UNA MAÑANA EN EL SOLÀRIUM DEL HOSPITAL

La luz atraviesa un vaso de zumo de pomelo,

resplandece verde entre las hojas del filodendro

en esta casa superrealista

de color rosa y beige, impecable bambú,

frecuentada por esposas convalecientes;

las sombras calurosas oscilan en silencio

en los cuadrados brillantes de las ventanas hasta que las mujeres

parecen flotar como peces de ensueño en el lánguido limbo

de un ondulante acuario.

La mañana: otro día, y otra cháchara

de taxi indolente sobre el rumor de las ruedas;

el abrigo blanco almidonado, el paseo a paso de gata

anuncian distracción: un tropel de pastillas

color turquesa, rosa, sierra malva pastel; unos pinchazos de aguja

que duelen menos que el amor: una habitación donde el tiempo

va al compás del casual ascenso

del mercurio en los tubos graduados, y donde las enfermas

poco a poco van cediendo al sol y al suero.

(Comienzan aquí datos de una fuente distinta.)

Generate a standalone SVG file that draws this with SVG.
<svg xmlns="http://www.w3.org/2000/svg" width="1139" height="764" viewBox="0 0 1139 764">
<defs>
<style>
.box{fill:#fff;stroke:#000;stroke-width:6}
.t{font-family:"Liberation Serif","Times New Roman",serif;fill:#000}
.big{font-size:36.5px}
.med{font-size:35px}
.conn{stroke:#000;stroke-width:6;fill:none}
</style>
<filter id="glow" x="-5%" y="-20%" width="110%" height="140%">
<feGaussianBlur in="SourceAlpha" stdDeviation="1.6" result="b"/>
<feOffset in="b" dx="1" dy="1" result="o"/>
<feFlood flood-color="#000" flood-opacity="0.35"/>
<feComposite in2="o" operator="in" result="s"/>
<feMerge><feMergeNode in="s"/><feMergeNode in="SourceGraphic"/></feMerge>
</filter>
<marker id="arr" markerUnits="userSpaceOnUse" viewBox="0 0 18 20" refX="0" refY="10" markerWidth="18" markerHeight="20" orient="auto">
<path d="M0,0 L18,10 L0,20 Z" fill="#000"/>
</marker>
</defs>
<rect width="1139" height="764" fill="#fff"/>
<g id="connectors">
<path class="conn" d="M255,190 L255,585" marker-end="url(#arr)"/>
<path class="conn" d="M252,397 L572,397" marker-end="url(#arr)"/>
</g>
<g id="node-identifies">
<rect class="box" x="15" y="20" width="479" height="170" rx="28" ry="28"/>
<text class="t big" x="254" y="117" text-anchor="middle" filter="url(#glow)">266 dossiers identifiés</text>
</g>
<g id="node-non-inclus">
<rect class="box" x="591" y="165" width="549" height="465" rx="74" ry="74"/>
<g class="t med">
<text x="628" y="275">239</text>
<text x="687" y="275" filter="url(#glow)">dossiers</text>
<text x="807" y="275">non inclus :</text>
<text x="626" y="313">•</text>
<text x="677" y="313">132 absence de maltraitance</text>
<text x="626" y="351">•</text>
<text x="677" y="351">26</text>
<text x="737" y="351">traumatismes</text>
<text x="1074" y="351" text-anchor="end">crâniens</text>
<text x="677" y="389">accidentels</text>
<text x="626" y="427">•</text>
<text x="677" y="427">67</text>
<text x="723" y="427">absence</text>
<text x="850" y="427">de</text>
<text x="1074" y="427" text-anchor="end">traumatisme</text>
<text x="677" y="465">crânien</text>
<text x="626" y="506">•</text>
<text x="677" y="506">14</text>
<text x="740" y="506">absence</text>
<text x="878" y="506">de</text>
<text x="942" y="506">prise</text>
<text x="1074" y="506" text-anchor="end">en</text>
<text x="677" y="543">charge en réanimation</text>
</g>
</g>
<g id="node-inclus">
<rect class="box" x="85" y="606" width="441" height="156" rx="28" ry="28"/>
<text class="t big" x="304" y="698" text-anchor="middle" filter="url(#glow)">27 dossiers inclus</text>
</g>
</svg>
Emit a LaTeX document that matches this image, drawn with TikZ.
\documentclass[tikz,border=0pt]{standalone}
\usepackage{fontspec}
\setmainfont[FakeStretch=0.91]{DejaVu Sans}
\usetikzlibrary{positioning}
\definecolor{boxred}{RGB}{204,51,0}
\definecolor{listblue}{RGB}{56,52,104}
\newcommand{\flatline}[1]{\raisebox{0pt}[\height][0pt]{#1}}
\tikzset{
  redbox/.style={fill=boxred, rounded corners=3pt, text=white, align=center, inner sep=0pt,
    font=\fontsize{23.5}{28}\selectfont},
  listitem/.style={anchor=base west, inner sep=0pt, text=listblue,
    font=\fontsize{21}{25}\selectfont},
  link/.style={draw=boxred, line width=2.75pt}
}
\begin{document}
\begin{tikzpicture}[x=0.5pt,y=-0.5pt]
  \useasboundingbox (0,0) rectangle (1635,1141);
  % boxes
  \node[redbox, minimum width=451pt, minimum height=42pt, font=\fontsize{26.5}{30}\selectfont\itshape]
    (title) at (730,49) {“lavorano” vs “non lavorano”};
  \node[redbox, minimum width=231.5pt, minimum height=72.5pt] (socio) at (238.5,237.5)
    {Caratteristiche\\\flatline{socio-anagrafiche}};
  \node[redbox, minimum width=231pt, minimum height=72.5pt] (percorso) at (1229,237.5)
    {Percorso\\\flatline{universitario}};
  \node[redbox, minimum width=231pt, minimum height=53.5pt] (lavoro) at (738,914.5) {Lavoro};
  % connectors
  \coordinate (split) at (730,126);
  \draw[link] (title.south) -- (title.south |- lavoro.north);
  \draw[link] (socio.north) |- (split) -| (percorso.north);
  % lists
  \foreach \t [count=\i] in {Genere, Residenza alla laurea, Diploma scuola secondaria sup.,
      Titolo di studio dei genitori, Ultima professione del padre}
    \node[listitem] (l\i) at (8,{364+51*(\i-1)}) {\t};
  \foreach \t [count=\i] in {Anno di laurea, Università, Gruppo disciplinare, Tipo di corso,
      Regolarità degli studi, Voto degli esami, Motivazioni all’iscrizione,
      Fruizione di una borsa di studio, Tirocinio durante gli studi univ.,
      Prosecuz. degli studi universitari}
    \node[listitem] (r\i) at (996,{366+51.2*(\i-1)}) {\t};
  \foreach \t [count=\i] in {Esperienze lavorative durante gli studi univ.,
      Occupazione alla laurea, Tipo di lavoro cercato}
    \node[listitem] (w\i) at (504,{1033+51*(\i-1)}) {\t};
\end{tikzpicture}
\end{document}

Como petulantes periquitas confinadas en jaulas

de intricada rutina hecha de fibra de vidrio,

estas mujeres aguardan mariposeando, pasando páginas

de revistas con elegante hastío,

esperando que algún increíble hombre moreno

irrumpa en la escena y provoque

un milagro esplendoroso; sí, que entre

como un ladrón y les robe su fantasía: la de que,

a medianoche, vengan a visitarlas sus anémicos maridos.